If civic participation in early, broadly oligarchic Greek city-states originally marked a revolutionary invention of consent by the governed, such governments nevertheless often represented less than a fourth of the total resident population. Yet, as Plato lamented, there was a constant evolutionary trend toward egalitarianism and inclusion in the city-state. By the fifth century, especially in Boeotia and some states in the Peloponnese, the qualification for voting and office-holding was as small as a ten-acre farm or the cash equivalent.

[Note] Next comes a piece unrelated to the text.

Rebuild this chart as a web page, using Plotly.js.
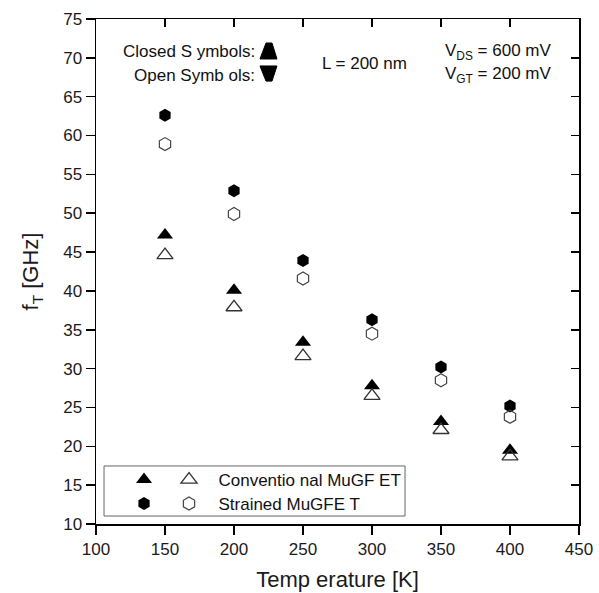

The eventual result was that the clear majority of free adult male residents of the surrounding territory by the fifth century B.C. could participate fully in Hellenic government. At imperial Athens and among its democratic satellites every free male born to a male citizen, regardless of wealth or lineage, was eligible for full citizenship, giving rise to an enormous navy of free citizen rowers. Even more startling, the spread of Western democratic ideology evolved far beyond formal matters of voting, but lent an egalitarian aura to every aspect of the Greek city-state, from familiarity in speech and dress to a sameness in public appearance and behavior—a liberality in private life that would survive even under periods of monarchy and autocracy in the later West. Conservatives like the anonymous so-called Old Oligarch (ca. 440 B.C.) scoffed that slaves and the poor were treated no differently from men of substance at Athens. Plato felt that the logical evolution of democracy had no end: all hierarchies of merit would disappear as even deckhands would see themselves as captains, with a birthright to take their turn at the rudder whether or not they knew anything about seamanship. Even the animals at Athens, he jested, would eventually question why they, too, were not equal under an ideology whose aim was to lower all to a common level.

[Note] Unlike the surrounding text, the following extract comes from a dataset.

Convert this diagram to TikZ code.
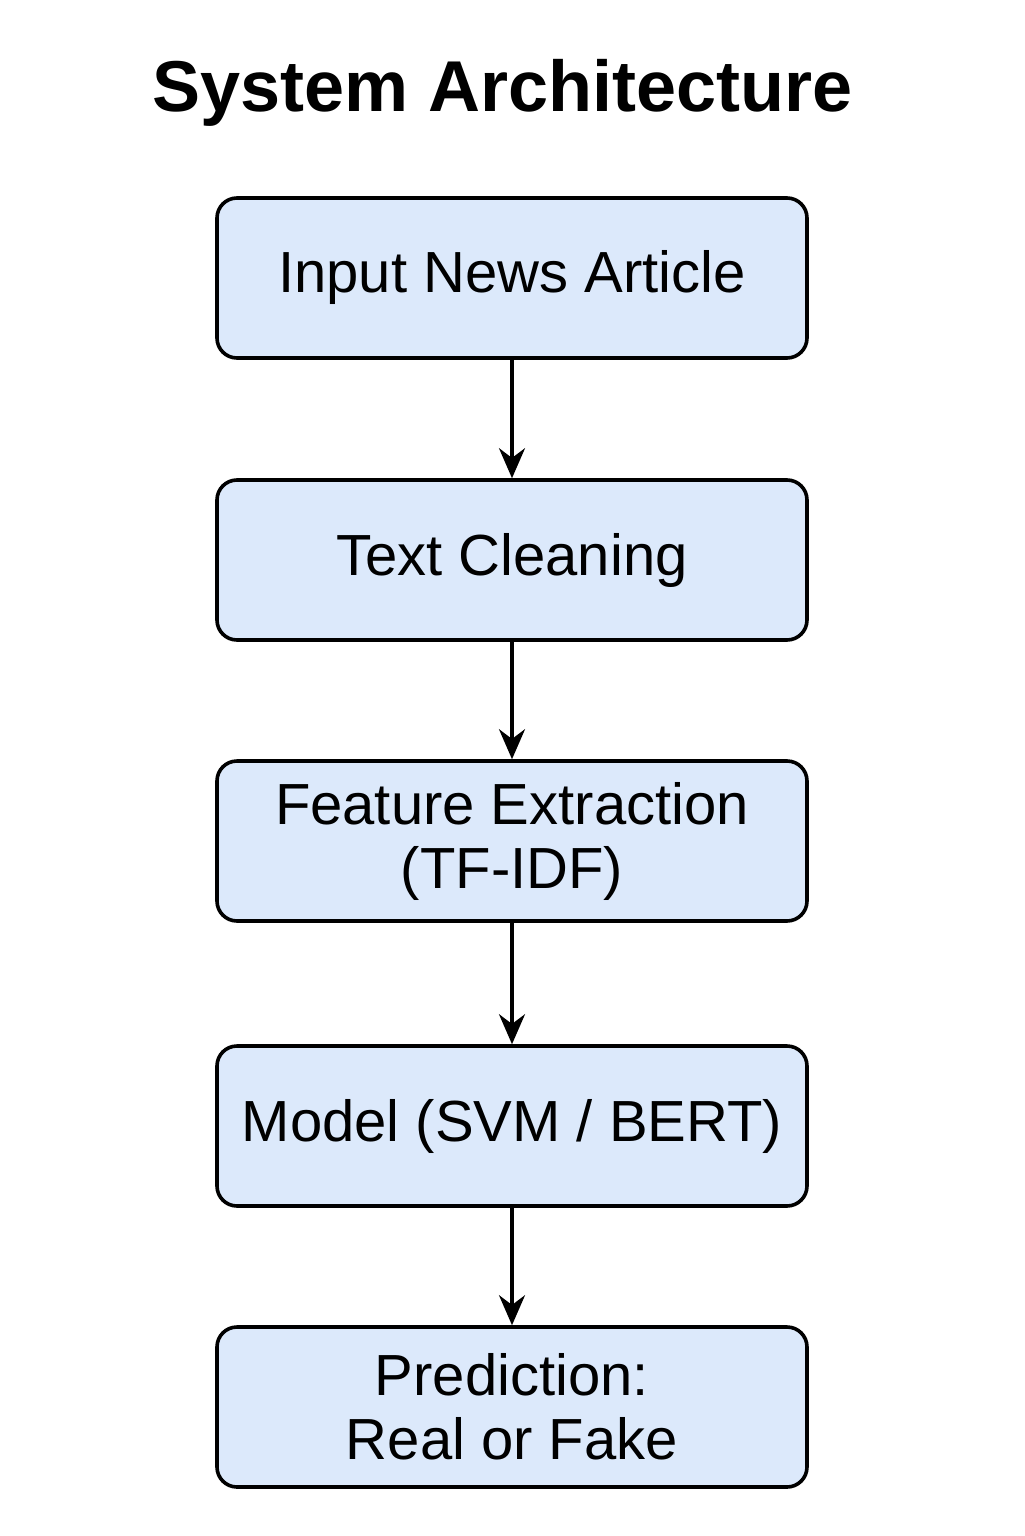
\documentclass[tikz,border=0pt]{standalone}
\usepackage{fontspec}
\setmainfont{Liberation Sans}
\usepackage{xcolor}
\usetikzlibrary{arrows.meta}
\definecolor{boxfill}{RGB}{220,233,251}
\tikzset{
  stage/.style={draw=black, line width=1.8pt, fill=boxfill, rounded corners=10pt,
    minimum width=295pt, minimum height=80pt, align=center, inner sep=0pt,
    font=\fontsize{29}{32}\selectfont},
  flow/.style={line width=1.6pt, -{Stealth[length=15pt,width=13pt]}}
}
\begin{document}
\begin{tikzpicture}[x=0.5pt,y=0.5pt,yscale=-1,xscale=1]
\useasboundingbox (0,0) rectangle (1024,1536);
% Title
\node (title) at (503,112) [anchor=base] {\fontsize{36}{42}\selectfont\bfseries System Architecture};
% Stages
\node (input) at (512,278) [stage] {Input News Article};
\node (clean) at (512,560) [stage] {Text Cleaning};
\node (feat) at (512,841) [stage] {Feature Extraction\\(TF-IDF)};
\node (model) at (512,1126) [stage] {Model (SVM / BERT)};
\node (pred) at (512,1407) [stage] {Prediction:\\Real or Fake};
% Arrows
\draw [flow] (input) -- (clean);
\draw [flow] (clean) -- (feat);
\draw [flow] (feat) -- (model);
\draw [flow] (model) -- (pred);
\end{tikzpicture}
\end{document}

Although many of these Hellenic traditions of autonomy and freedom were eroded by the rise of the dynasts Philip and Alexander (359–323 B.C.) and their imperial Successors (323–31 B.C.) in the Hellenistic world, the ideals of the city-state were not entirely forgotten, but incorporated by states outside Greece itself. Italians, for example, learned more about constitutional rule from the old Greek colonies of southern Italy than from the contemporary Hellenistic kings across the Adriatic. So it was one of the great ironies of the Roman-Greek conflicts of the third and second centuries B.C. that the legions were more Hellenic than the Greek-speaking mercenaries they slaughtered at the battles at Cynoscephalae (197 B.C.) and Pydna (168 B.C.) inside Greece.

Unfortunately for purposes of mustering quality military manpower, Carthage, unlike Rome, had not evolved beyond the first phase of Hellenic-inspired consensual rule. Its government remained in the hands of a select body of aristocrats and landed executives, themselves chosen from that same elite cadre. Carthage was a vast empire run by a small deliberative clique of noble merchants and traders. In contrast, Rome borrowed and improved upon the Greek ideal of civic government through its unique idea of nationhood(natio) and its attendant corollary of allowing autonomy for its Latin-speaking allies, with both full (optimo iure) and partial citizenship (sine suffragio) to residents of other Italian communities—and in the centuries to come full citizenship to those of any race and language that might accept Roman law and pay taxes. What at its inception had nominally been a government of Latin-speaking aristocrats in Rome proper would logically evolve into a pluralistic state, in which local assemblies would weigh in against the Senate, and popular leaders would veto oligarchic legislation. Even consuls like Flaminius and Varro— the former killed at Trasimene, the latter in large part responsible for the catastrophe at Cannae—were purportedly “men of the people” voicing the poor’s desire for precipitate military action in opposition to aristocrats like Fabius Maximus, who favored patience and delay. They had no popular counterparts at Carthage.